Sinemada 'Korku' türü bir 'Film Noir' türü gibi kesin çizgilere sahip değil.
Ancak, kesin çizgilere sahip diyebileceğimiz bir korku filmi alt türü mevcut: Giallo.


Esas üzerinde durmak istediğim, yukarıdaki türler arasında yer almayan, Slasher ve Gore türünün babası sayılabilecek İtalyan işi 'Giallo' türüdür.

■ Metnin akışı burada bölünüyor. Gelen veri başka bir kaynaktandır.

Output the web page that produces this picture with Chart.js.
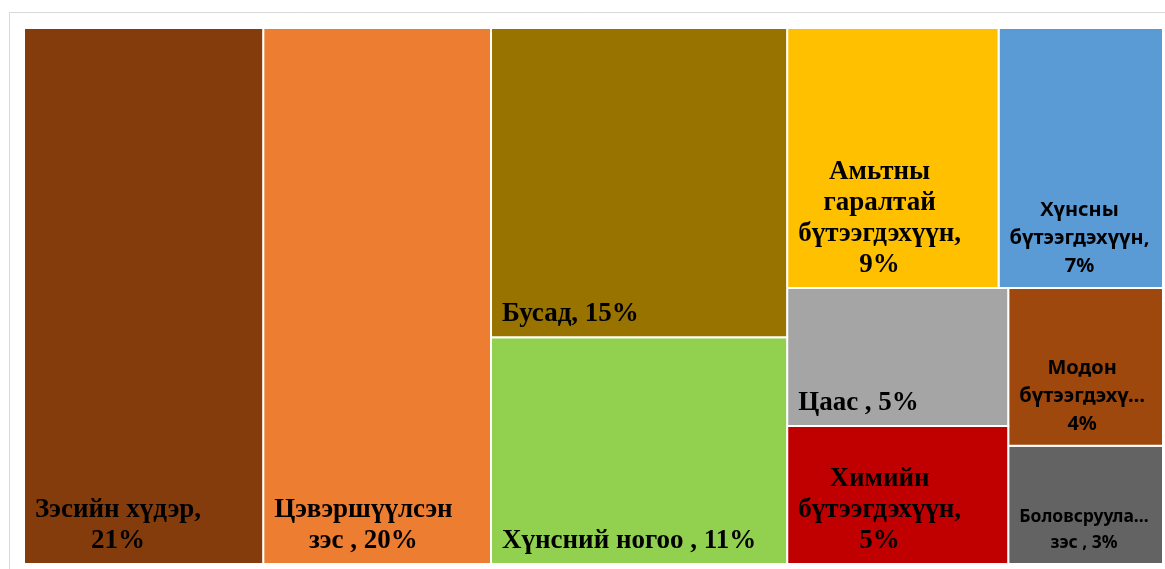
<!DOCTYPE html>
<html>
<head>
<meta charset="utf-8">
<script src="https://cdn.jsdelivr.net/npm/chart.js@4.4.1/dist/chart.umd.min.js"></script>
<style>
    body { margin: 0; background: #fff; }
    #wrap { width: 1165px; height: 569px; position: relative; }
</style>
</head>
<body>
<div id="wrap"><canvas id="chart"></canvas></div>
<script>
// export shares by product group, %
const categories = [
    'Зэсийн хүдэр', 'Цэвэршүүлсэн зэс ', 'Бусад', 'Хүнсний ногоо ',
    'Амьтны гаралтай бүтээгдэхүүн', 'Хүнсны бүтээгдэхүүн', 'Цаас ',
    'Химийн бүтээгдэхүүн', 'Модон бүтээгдэхүүн', 'Боловсруулаагүй зэс '
];
const shares = [21, 20, 15, 11, 9, 7, 5, 5, 4, 3];

const colors = [
    '#843C0C', '#ED7D31', '#997300', '#92D050', '#FFC000',
    '#5B9BD5', '#A5A5A5', '#C00000', '#9E480E', '#636363'
];
const labelKinds = ['serif', 'serif', 'serif', 'serif', 'serif', 'sans', 'serif', 'serif', 'sans', 'small'];
const labelFonts = {
    serif: { family: '"Liberation Serif", "Times New Roman", serif', size: 27, line: 31 },
    sans: { family: '"Noto Sans", "DejaVu Sans", sans-serif', size: 20, line: 28 },
    small: { family: '"Noto Sans", "DejaVu Sans", sans-serif', size: 17.5, line: 26 },
};

const padding = { left: 24, top: 28, right: 2, bottom: 5 };

// squarified layout (d3 style), ratio tuned to match Excel's treemap
const squarify = function (values, x0, y0, x1, y1, ratio) {
    const cells = [];
    let total = values.reduce((a, b) => a + b, 0);
    let i0 = 0;
    while (i0 < values.length) {
        const dx = x1 - x0, dy = y1 - y0;
        const alpha = Math.max(dy / dx, dx / dy) / (total * ratio);
        let sum = values[i0], minV = sum, maxV = sum;
        let beta = sum * sum * alpha;
        let best = Math.max(maxV / beta, beta / minV);
        let i1 = i0 + 1;
        for (; i1 < values.length; i1++) {
            const v = values[i1];
            const s = sum + v;
            beta = s * s * alpha;
            const worst = Math.max(Math.max(maxV, v) / beta, beta / Math.min(minV, v));
            if (worst > best) break;
            sum = s;
            best = worst;
            minV = Math.min(minV, v);
            maxV = Math.max(maxV, v);
        }
        if (dx < dy) {
            const h = dy * sum / total;
            let x = x0;
            for (let i = i0; i < i1; i++) {
                const w = dx * values[i] / sum;
                cells[i] = [x, y0, x + w, y0 + h];
                x += w;
            }
            y0 += h;
        } else {
            const w = dx * sum / total;
            let y = y0;
            for (let i = i0; i < i1; i++) {
                const h = dy * values[i] / sum;
                cells[i] = [x0, y, x0 + w, y + h];
                y += h;
            }
            x0 += w;
        }
        total -= sum;
        i0 = i1;
    }
    return cells;
};

const wrapEl = document.getElementById('wrap');
const areaW = wrapEl.clientWidth - padding.left - padding.right;
const areaH = wrapEl.clientHeight - padding.top - padding.bottom;
// cells in scale units (0..100 on both axes)
const cells = squarify(shares, 0, 0, areaW, areaH, 0.83).map((c) => [
    c[0] / areaW * 100, c[1] / areaH * 100, c[2] / areaW * 100, c[3] / areaH * 100
]);

const fitWord = (ctx, word, maxW) => {
    if (ctx.measureText(word).width <= maxW) return word;
    let w = word;
    while (w.length > 1 && ctx.measureText(w + '…').width > maxW) w = w.slice(0, -1);
    return w + '…';
};

const wrapText = (ctx, text, maxW) => {
    const words = text.split(' ').filter((w) => w.length);
    const lines = [];
    let cur = '';
    words.forEach((word) => {
        const test = cur ? cur + ' ' + word : word;
        if (!cur || ctx.measureText(test).width <= maxW) {
            cur = test;
        } else {
            lines.push(cur);
            cur = word;
        }
    });
    if (cur) lines.push(cur);
    return lines.map((l) => fitWord(ctx, l, maxW));
};

const framePlugin = {
    id: 'frame',
    beforeDraw(chart) {
        const ctx = chart.ctx;
        ctx.save();
        ctx.strokeStyle = '#D9D9D9';
        ctx.lineWidth = 1;
        ctx.beginPath();
        ctx.moveTo(9.5, chart.height);
        ctx.lineTo(9.5, 12.5);
        ctx.lineTo(chart.width, 12.5);
        ctx.stroke();
        ctx.restore();
    }
};

const labelPlugin = {
    id: 'cellLabels',
    afterDatasetsDraw(chart) {
        const { ctx, scales: { x, y } } = chart;
        ctx.save();
        cells.forEach((c, i) => {
            const left = x.getPixelForValue(c[0]);
            const right = x.getPixelForValue(c[2]);
            const bottom = y.getPixelForValue(c[3]);
            const f = labelFonts[labelKinds[i]];
            ctx.font = `bold ${f.size}px ${f.family}`;
            const w = right - left;
            const lines = wrapText(ctx, `${categories[i]}, ${shares[i]}%`, w - 22);
            const blockW = Math.max(...lines.map((l) => ctx.measureText(l).width));
            const blockLeft = left + Math.min(11, (w - blockW) / 2);
            ctx.fillStyle = '#000';
            ctx.textAlign = 'center';
            ctx.textBaseline = 'alphabetic';
            lines.forEach((line, k) => {
                const baseY = bottom - 16 - (lines.length - 1 - k) * f.line;
                ctx.fillText(line, blockLeft + blockW / 2, baseY);
            });
        });
        ctx.restore();
    }
};

new Chart(
    document.getElementById('chart'),
    {
        type: 'scatter',
        data: {
            datasets: cells.map((c, i) => ({
                label: categories[i],
                data: [
                    { x: c[0], y: c[1] }, { x: c[2], y: c[1] },
                    { x: c[2], y: c[3] }, { x: c[0], y: c[3] }, { x: c[0], y: c[1] }
                ],
                showLine: true,
                fill: 'shape',
                backgroundColor: colors[i],
                borderColor: '#FFFFFF',
                borderWidth: 2,
                pointRadius: 0,
                pointHoverRadius: 0,
                tension: 0,
                clip: false,
            }))
        },
        options: {
            responsive: true,
            maintainAspectRatio: false,
            animation: false,
            events: [],
            layout: { padding: padding },
            plugins: {
                legend: { display: false },
                tooltip: { enabled: false },
            },
            scales: {
                x: { type: 'linear', min: 0, max: 100, display: false },
                y: { type: 'linear', min: 0, max: 100, reverse: true, display: false },
            }
        },
        plugins: [framePlugin, labelPlugin],
    }
);
</script>
</body>
</html>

1929’da "Milanese Publishing Mondadori" büyük bir kampanya sonucunda belirgin biçimde gizemli hikayeleri konu alan sarı ciltli ve
bu sebeple İtalyanca 'sarı' anlamına gelen 'Giallo' olarak adlandırılan bir dizi kitap yayımladı.
Bu eserler esasen Sherlock Holmes’un İngiliz ‘’rasyonel-sonuç’’ hikayelerinden ithal edilen çeviriler ve
Edgar Allen Poe modeli üzerine kurulu 20.YY. başlarının Amerikan yarı-fantastik cinayet gizemlerinden oluşmaktaydı.


1929’dan önce, dedektiflik kavramı İtalyanlarca tanınan bir şey değildi. Ancak bu, gizem ve araştırma eserlerinin tedavülde olmadığı anlamına gelmiyor.
Giallo'nun yayımı 1930 ve 1940’larda arttı ancak 1940’ların “katı” dedektif hikayelerinin Amerika’dan ithali ve çevirileri Mussolini tarafından
bozucu etkileri ve suçun çekici hale gelmesinin “iradesiz” İtalyanlar üzerinde olumsuz etki yaratacağı gerekçesi ile derhal yasaklandı.

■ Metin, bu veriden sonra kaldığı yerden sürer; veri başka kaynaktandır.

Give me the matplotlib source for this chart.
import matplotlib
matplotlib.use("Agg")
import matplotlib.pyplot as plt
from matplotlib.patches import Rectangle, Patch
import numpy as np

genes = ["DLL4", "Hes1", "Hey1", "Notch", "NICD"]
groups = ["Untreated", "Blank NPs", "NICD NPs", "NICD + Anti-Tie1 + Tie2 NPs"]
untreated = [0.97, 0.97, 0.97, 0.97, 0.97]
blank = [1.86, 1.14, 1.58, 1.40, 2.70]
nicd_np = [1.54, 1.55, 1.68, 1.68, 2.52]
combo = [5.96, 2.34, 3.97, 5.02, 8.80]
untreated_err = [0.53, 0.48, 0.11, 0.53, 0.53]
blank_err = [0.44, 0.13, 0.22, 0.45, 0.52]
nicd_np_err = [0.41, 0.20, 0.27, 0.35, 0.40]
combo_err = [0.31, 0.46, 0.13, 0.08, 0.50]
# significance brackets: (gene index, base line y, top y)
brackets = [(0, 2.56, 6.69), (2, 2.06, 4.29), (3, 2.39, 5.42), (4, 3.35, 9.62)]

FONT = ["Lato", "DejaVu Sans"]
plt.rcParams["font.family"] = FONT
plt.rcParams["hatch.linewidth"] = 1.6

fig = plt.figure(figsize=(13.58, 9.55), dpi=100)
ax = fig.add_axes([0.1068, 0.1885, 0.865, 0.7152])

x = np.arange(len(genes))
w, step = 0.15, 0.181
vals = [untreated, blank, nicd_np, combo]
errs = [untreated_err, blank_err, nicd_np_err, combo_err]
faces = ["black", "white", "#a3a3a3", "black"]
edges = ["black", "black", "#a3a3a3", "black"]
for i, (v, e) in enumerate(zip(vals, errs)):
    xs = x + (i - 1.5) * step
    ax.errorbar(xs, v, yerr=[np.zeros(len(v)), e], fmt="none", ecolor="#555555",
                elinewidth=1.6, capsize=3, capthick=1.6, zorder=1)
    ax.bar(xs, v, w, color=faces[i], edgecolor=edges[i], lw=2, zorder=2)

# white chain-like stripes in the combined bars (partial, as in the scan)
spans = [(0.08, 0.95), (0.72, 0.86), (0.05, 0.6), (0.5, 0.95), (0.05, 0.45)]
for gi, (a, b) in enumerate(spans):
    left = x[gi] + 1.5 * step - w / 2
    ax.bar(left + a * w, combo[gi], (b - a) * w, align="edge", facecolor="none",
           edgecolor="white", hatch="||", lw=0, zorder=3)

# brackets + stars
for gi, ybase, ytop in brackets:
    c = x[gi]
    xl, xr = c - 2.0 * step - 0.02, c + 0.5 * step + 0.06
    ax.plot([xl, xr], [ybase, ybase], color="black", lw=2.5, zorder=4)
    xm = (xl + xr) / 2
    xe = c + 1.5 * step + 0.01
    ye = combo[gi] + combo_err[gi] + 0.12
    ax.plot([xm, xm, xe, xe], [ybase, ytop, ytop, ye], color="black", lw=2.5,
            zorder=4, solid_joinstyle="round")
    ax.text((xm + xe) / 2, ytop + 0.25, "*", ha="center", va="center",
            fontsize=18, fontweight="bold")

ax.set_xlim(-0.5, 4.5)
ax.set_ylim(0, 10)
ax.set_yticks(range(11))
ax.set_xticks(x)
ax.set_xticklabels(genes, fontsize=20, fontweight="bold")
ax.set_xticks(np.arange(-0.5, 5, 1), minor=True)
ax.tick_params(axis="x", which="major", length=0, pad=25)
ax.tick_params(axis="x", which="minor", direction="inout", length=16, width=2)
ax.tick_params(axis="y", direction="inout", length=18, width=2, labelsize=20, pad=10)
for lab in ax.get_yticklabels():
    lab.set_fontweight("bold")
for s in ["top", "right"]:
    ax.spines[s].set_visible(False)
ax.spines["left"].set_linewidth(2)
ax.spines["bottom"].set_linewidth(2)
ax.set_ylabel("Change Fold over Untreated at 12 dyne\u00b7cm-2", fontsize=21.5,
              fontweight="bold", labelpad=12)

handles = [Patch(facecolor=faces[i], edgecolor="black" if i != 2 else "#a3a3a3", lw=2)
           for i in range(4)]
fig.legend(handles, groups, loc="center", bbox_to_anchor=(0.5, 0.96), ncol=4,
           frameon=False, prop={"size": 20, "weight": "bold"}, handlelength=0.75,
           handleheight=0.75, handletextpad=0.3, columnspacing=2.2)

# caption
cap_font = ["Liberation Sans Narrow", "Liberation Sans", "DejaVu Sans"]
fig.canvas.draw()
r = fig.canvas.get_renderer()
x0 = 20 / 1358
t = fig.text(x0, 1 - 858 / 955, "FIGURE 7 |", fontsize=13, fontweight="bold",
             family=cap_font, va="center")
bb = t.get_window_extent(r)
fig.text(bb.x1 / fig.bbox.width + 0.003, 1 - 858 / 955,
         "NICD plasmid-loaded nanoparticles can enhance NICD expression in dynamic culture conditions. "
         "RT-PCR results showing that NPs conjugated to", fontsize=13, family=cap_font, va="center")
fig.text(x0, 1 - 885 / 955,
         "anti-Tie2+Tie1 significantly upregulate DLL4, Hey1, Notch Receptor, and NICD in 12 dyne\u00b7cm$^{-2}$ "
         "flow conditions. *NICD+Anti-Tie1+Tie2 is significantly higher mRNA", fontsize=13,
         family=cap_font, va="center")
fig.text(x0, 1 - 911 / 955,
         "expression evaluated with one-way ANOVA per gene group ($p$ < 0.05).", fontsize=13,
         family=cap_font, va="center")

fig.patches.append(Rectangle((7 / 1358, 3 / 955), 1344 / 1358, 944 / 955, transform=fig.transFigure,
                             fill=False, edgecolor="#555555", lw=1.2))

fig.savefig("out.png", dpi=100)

Çok geçmeden İtalyan yazarlar ilk İngiliz ve Amerikan rasyonel düşünce ve mantıksal çıkarım modelleri üzerine kurulu İngilizleştirilmiş takma isimlerle kendi Giallolarını yazmaya başladı.
Ancak savaştan sonra, öncelikli olarak Leonardo Sciascia’nın eserinde gerçek bir İtalyan roman modeli ortaya çıkmaya başladı.
Sciascia sadece kendi önemli Giallo'sunu, "il giorno della civetta (The Day of the Crow)" ve "A ciascuno il suo (To Each His Own)" yazmadı;
aynı zamanda Giallo'nun özgünlüğü ve başta Gramsci’nin tarafında olan İtalyan entellektüeller tarafından ciddiye alınmasının gerekliliği üzerine 1950’lerde iki tartışmalı makale yayımladı.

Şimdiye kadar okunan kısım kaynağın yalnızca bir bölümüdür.